• **TASK STATEMENT**
Extract exactly those lines that lie between the start of the material and the line with "for (const k", including both boundary lines and no others.

• **COLLECTED MATERIAL**
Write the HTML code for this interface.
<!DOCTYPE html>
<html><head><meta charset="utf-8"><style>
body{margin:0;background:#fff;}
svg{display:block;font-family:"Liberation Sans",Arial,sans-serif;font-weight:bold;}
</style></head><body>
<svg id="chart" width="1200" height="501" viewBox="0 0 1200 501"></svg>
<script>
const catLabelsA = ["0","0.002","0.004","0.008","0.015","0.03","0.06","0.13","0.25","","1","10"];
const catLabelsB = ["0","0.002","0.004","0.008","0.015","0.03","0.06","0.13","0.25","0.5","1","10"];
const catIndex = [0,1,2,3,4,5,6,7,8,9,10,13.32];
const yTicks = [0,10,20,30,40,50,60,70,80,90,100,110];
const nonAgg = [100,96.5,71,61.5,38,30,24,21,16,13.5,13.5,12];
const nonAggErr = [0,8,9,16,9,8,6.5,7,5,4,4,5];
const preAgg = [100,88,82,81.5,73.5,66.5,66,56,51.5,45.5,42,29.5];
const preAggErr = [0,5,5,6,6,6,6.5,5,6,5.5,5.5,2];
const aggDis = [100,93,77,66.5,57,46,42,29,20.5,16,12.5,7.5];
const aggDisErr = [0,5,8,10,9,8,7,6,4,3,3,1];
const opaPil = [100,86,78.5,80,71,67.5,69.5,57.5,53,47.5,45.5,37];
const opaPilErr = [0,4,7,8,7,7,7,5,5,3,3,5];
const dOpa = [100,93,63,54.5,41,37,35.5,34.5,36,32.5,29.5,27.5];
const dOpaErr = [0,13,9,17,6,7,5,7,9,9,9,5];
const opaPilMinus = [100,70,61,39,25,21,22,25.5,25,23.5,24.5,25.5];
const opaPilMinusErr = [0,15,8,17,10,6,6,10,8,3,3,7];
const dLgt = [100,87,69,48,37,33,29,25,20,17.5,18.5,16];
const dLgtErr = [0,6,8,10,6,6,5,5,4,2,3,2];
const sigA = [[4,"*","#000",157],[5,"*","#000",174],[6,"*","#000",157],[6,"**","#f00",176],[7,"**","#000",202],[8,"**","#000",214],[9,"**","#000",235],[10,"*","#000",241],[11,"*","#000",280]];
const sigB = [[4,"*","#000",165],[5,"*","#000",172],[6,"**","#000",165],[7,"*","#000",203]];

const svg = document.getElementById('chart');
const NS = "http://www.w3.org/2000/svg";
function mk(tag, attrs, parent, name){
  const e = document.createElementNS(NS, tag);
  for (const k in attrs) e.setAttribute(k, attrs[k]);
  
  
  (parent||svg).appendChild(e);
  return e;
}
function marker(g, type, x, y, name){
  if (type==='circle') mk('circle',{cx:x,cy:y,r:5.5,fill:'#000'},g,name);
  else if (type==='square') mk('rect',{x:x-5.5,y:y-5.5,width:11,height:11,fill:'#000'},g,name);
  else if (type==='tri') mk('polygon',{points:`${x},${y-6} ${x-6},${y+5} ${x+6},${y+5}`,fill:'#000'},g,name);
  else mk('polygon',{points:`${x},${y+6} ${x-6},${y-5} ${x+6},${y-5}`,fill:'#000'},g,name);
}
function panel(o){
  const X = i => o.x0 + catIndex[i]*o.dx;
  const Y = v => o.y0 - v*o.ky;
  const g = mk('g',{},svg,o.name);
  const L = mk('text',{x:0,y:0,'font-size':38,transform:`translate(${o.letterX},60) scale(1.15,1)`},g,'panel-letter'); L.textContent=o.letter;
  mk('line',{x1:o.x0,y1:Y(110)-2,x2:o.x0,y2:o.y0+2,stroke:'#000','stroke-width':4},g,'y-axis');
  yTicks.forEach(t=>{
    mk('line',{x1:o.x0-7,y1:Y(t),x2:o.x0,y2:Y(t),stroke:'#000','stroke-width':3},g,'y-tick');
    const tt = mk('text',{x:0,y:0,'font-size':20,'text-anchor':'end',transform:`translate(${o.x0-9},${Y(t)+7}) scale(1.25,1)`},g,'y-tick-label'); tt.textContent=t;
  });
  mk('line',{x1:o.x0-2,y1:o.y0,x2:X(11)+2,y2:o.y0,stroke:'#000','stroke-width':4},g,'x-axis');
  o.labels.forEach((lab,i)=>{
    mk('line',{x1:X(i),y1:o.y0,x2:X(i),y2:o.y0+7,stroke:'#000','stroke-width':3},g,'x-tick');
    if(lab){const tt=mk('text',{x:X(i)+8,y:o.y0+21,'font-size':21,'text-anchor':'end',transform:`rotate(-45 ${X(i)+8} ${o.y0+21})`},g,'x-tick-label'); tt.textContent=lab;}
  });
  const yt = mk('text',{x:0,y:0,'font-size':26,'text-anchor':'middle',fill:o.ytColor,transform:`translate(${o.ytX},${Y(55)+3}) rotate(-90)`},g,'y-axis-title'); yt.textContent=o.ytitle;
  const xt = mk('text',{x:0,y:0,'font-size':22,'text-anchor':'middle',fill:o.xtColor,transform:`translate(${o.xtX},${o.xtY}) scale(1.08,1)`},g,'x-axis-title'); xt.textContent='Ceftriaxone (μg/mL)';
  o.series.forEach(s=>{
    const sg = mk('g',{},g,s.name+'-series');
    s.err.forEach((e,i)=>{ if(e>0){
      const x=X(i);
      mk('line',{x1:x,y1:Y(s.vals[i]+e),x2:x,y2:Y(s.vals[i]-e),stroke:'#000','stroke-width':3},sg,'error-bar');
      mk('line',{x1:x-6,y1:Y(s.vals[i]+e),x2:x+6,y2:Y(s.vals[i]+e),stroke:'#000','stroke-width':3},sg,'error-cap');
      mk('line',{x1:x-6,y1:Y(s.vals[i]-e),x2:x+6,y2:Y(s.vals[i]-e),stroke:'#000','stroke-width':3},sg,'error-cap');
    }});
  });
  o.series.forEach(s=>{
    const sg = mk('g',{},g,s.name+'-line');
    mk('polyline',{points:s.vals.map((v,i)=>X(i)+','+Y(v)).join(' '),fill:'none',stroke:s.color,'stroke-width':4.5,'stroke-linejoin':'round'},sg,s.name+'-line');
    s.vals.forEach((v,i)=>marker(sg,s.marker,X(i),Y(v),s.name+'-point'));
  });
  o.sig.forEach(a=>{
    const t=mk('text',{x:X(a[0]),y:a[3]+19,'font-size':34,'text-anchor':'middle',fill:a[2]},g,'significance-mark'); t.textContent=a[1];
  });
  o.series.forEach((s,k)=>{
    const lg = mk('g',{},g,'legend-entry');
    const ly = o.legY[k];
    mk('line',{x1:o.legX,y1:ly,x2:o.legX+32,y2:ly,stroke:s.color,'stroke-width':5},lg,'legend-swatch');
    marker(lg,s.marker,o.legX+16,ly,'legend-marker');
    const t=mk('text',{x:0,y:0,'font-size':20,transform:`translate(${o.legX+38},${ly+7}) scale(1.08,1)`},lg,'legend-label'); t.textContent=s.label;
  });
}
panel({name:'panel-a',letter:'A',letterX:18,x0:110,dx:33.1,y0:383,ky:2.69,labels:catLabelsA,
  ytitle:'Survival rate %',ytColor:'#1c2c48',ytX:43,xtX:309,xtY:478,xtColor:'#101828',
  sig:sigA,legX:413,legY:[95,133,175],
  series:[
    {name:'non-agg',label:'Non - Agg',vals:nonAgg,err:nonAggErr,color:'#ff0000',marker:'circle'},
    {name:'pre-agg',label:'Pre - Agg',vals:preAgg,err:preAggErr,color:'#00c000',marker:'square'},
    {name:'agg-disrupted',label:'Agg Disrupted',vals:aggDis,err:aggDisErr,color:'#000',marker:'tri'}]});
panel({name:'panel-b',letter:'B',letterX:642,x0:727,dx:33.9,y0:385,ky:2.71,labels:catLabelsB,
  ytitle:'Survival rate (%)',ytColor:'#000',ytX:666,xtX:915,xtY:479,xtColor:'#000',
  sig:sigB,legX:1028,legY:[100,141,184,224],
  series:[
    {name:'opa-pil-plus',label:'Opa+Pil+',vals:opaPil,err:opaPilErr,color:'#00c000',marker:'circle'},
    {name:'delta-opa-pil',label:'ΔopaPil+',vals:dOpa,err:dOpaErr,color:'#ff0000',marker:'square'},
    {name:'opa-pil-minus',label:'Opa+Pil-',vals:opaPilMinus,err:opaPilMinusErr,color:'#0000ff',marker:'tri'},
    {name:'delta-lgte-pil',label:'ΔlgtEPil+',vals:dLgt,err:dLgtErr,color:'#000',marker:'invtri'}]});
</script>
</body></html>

• **SOLVED PROBLEM**
Write the HTML code for this interface.
<!DOCTYPE html>
<html><head><meta charset="utf-8"><style>
body{margin:0;background:#fff;}
svg{display:block;font-family:"Liberation Sans",Arial,sans-serif;font-weight:bold;}
</style></head><body>
<svg id="chart" width="1200" height="501" viewBox="0 0 1200 501"></svg>
<script>
const catLabelsA = ["0","0.002","0.004","0.008","0.015","0.03","0.06","0.13","0.25","","1","10"];
const catLabelsB = ["0","0.002","0.004","0.008","0.015","0.03","0.06","0.13","0.25","0.5","1","10"];
const catIndex = [0,1,2,3,4,5,6,7,8,9,10,13.32];
const yTicks = [0,10,20,30,40,50,60,70,80,90,100,110];
const nonAgg = [100,96.5,71,61.5,38,30,24,21,16,13.5,13.5,12];
const nonAggErr = [0,8,9,16,9,8,6.5,7,5,4,4,5];
const preAgg = [100,88,82,81.5,73.5,66.5,66,56,51.5,45.5,42,29.5];
const preAggErr = [0,5,5,6,6,6,6.5,5,6,5.5,5.5,2];
const aggDis = [100,93,77,66.5,57,46,42,29,20.5,16,12.5,7.5];
const aggDisErr = [0,5,8,10,9,8,7,6,4,3,3,1];
const opaPil = [100,86,78.5,80,71,67.5,69.5,57.5,53,47.5,45.5,37];
const opaPilErr = [0,4,7,8,7,7,7,5,5,3,3,5];
const dOpa = [100,93,63,54.5,41,37,35.5,34.5,36,32.5,29.5,27.5];
const dOpaErr = [0,13,9,17,6,7,5,7,9,9,9,5];
const opaPilMinus = [100,70,61,39,25,21,22,25.5,25,23.5,24.5,25.5];
const opaPilMinusErr = [0,15,8,17,10,6,6,10,8,3,3,7];
const dLgt = [100,87,69,48,37,33,29,25,20,17.5,18.5,16];
const dLgtErr = [0,6,8,10,6,6,5,5,4,2,3,2];
const sigA = [[4,"*","#000",157],[5,"*","#000",174],[6,"*","#000",157],[6,"**","#f00",176],[7,"**","#000",202],[8,"**","#000",214],[9,"**","#000",235],[10,"*","#000",241],[11,"*","#000",280]];
const sigB = [[4,"*","#000",165],[5,"*","#000",172],[6,"**","#000",165],[7,"*","#000",203]];

const svg = document.getElementById('chart');
const NS = "http://www.w3.org/2000/svg";
function mk(tag, attrs, parent, name){
  const e = document.createElementNS(NS, tag);
  for (const k in attrs) e.setAttribute(k, attrs[k]);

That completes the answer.